The pandemic has severely affected several Pacific Island countries (PICs). In addition to the impact on public health, some of these countries had to grapple with the economic effects of COVID-19 on the tourism sector while dealing with natural disasters and political uncertainty. In the financial sector, bank asset quality deteriorated rapidly as a result of credit exposures to small and medium-sized enterprises and households. In addition, narrowing interest margins weakened bank and non-bank lender profits.
To help PICs better understand and manage risks and ultimately limit the impact of economic shocks on the region’s financial stability, the World Bank started in early 2020 to monitor financial sector indicators in the region. In a recent report, we provide an assessment of financial stability issues, discuss policy responses so far, and identify key areas in financial supervision that could be improved.
Despite the economic impact of the pandemic and natural disasters, PIC financial systems have remained largely resilient to date. Average bank non-performing loans (NPLs) in PICs edged up only slightly during 2020, and loan-loss provisioning appears to be largely adequate. As of the fourth quarter of 2020, average NPLs as a share of total bank loan exposures in PICs stood at 3.8 percent, slightly higher than the 3.1 percent observed a year ago. Most PICs have average bank impaired loans around or below 4 percent.
One jurisdiction with particularly large bank exposure to the tourism sector has seen a marked increase in special mention loans, a forward-looking indicator of bank asset quality, highlighting an important transmission channel of economic shocks to bank balance sheets in the region. This is relevant for all the PICs to varying degrees, given that banks’ credit exposure to the tourism sector is high in many of these countries. It is likely that loan impairment will increase, particularly as the temporary borrower support arrangements and government financial assistance measures are progressively phased out. It will be important for the supervisory authorities in the region to maintain a close watch on banks’ and non-bank lenders’ asset quality and loan remediation processes in order to assess the full impact of adverse economic shocks on asset quality, bank profits, and capital.
Most banks in the PICs entered the pandemic with strong capital and liquidity buffers. Bank capital ratios are generally very high by international norms, and some banks benefit from strong foreign parentage. Yet, as the pandemic unfolded, profitability has remained generally low.

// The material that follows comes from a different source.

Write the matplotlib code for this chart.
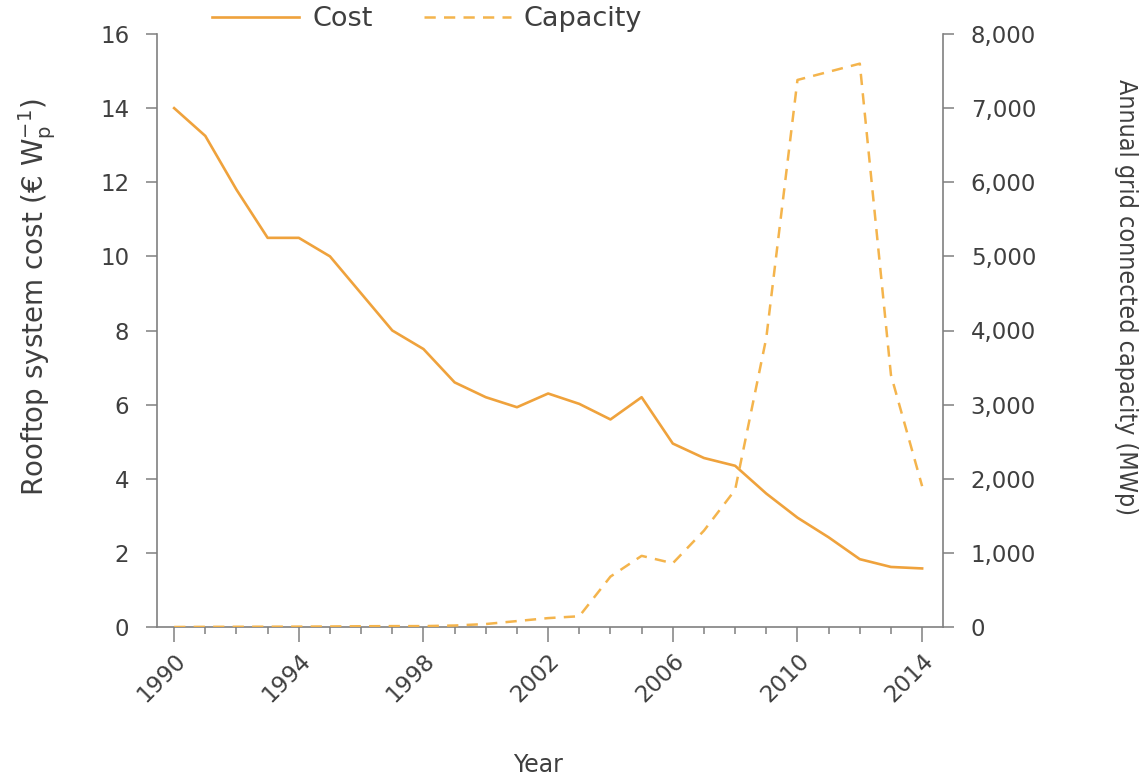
import matplotlib
matplotlib.use("Agg")
import matplotlib.pyplot as plt
from matplotlib.ticker import MultipleLocator, FuncFormatter
from matplotlib import font_manager

# Rooftop PV: system cost and annual grid-connected capacity
years = list(range(1990, 2015))
cost = [14.0, 13.25, 11.8, 10.5, 10.5, 10.0, 9.0, 8.0, 7.5, 6.6,
        6.2, 5.93, 6.3, 6.02, 5.6, 6.2, 4.95, 4.56, 4.35, 3.6,
        2.95, 2.42, 1.83, 1.62, 1.58]
capacity = [0, 2, 3, 4, 5, 7, 10, 12, 12, 20,
            40, 80, 120, 145, 680, 960, 860, 1300, 1850, 3900,
            7380, 7490, 7600, 3400, 1900]

x_ticks = [1990, 1994, 1998, 2002, 2006, 2010, 2014]
cost_ticks = [0, 2, 4, 6, 8, 10, 12, 14, 16]
cap_ticks = [0, 1000, 2000, 3000, 4000, 5000, 6000, 7000, 8000]

solid_color = "#EFA23C"
dash_color = "#F4B44C"
text_color = "#3f3f3f"
axis_color = "#808080"

plt.rcParams["font.family"] = ["DejaVu Sans"]
plt.rcParams["mathtext.fontset"] = "dejavusans"
plt.rcParams["mathtext.default"] = "regular"


def is_plain(f):
    w = f.weight
    if isinstance(w, str):
        w = {"normal": 400, "regular": 400, "book": 400}.get(w.lower(), 700)
    return w <= 450 and f.style == "normal"


# a condensed regular face for the right-hand axis title, if installed
narrow = None
for f in font_manager.fontManager.ttflist:
    if ("Narrow" in f.name or "Condensed" in f.name
            or f.stretch in ("condensed", "semi-condensed")) and is_plain(f):
        narrow = f
        break

fig = plt.figure(figsize=(11.46, 7.79), dpi=100)
ax = fig.add_axes([157 / 1146, 152 / 779, (943 - 157) / 1146, (627 - 34) / 779])
ax2 = ax.twinx()

l1, = ax.plot(years, cost, color=solid_color, lw=1.9, label="Cost", zorder=3)
l2, = ax2.plot(years, capacity, color=dash_color, lw=1.8, dashes=(4.5, 3.3),
               label="Capacity", zorder=3)

ax.set_xlim(1989.45, 2014.67)
ax.set_ylim(0, 16)
ax2.set_ylim(0, 8000)

for a in (ax, ax2):
    a.spines["top"].set_visible(False)
    for s in ("left", "right", "bottom"):
        a.spines[s].set_color(axis_color)
        a.spines[s].set_linewidth(1.2)
ax.spines["right"].set_visible(False)
ax2.spines["left"].set_visible(False)
ax2.spines["bottom"].set_visible(False)

ax.set_xticks(x_ticks)
ax.xaxis.set_minor_locator(MultipleLocator(1))
ax.set_yticks(cost_ticks)
ax2.set_yticks(cap_ticks)
ax2.yaxis.set_major_formatter(FuncFormatter(lambda v, p: f"{int(v):,}"))

ax.tick_params(axis="x", which="major", direction="out", length=11, width=1.1,
               color=axis_color, labelsize=16.5, labelcolor=text_color, pad=5)
ax.tick_params(axis="x", which="minor", direction="out", length=5, width=1.1,
               color=axis_color)
ax.tick_params(axis="y", direction="out", length=8, width=1.1, color=axis_color,
               labelsize=16.5, labelcolor=text_color, pad=12)
ax2.tick_params(axis="y", direction="out", length=8, width=1.1, color=axis_color,
                labelsize=16.5, labelcolor=text_color, pad=12)

for lab in ax.get_xticklabels():
    lab.set_rotation(45)
    lab.set_ha("right")
    lab.set_va("top")
    lab.set_rotation_mode("anchor")

ax.set_ylabel(r"Rooftop system cost (€ W$_p^{-1}$)", fontsize=20,
              color=text_color)
ax.yaxis.set_label_coords(-0.126, 0.556)
ax.set_xlabel("Year", fontsize=17, color=text_color)
ax.xaxis.set_label_coords(0.485, -0.212)

if narrow is not None:
    right_fp = font_manager.FontProperties(fname=narrow.fname, size=18)
else:
    right_fp = font_manager.FontProperties(family="DejaVu Sans", size=15)
ax2.set_ylabel("Annual grid connected capacity (MWp)", fontproperties=right_fp,
               color=text_color, rotation=-90, va="bottom")
ax2.yaxis.set_label_coords(1.218, 0.556)

fig.legend(handles=[l1, l2], loc="center left",
           bbox_to_anchor=(188 / 1146, 1 - 19 / 779), ncol=2, frameon=False,
           fontsize=19.5, handlelength=3.2, handletextpad=0.48,
           columnspacing=1.9, labelcolor=text_color)

fig.savefig("out.png", dpi=100, facecolor="white")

Despite the relative resilience of the banking sector in the region, there is potential for financial system pressures to emerge over 2021 and beyond. This is partly because of the delayed recognition of NPLs. The effects of natural disasters in some countries, reduced net interest margins, and subdued risk appetite could also come into play. Another complicating factor is the withdrawal of some foreign banks, such as Westpac Banking Corporation (Westpac), from the region, a trend observed over recent years and expected to accelerate this year. This creates a risk of reduced financial depth and competitiveness in the region and potentially an increased risk of instability, as the banking sector becomes more concentrated.
As the pandemic induced economic shocks continue to influence the Pacific Islands, supervisory authorities should consider providing additional guidance to lenders on asset classification and provisioning, strengthening supervisory surveillance of lenders with enhanced off-site monitoring and on-site assessment, and carrying out stress testing. Assuring that early intervention arrangements, including contingency plans and recovery plans, are in place for dealing with any situations of emerging stress, and domestic coordination of relevant agencies and cross-border cooperation and coordination would also benefit the region. In addition, a strong legal and institutional framework for insolvency and debtor/creditor rights is critical to support the speed and efficiency of banks’ recoveries and the resolution of distress to minimize economic damage and financial market disruptions.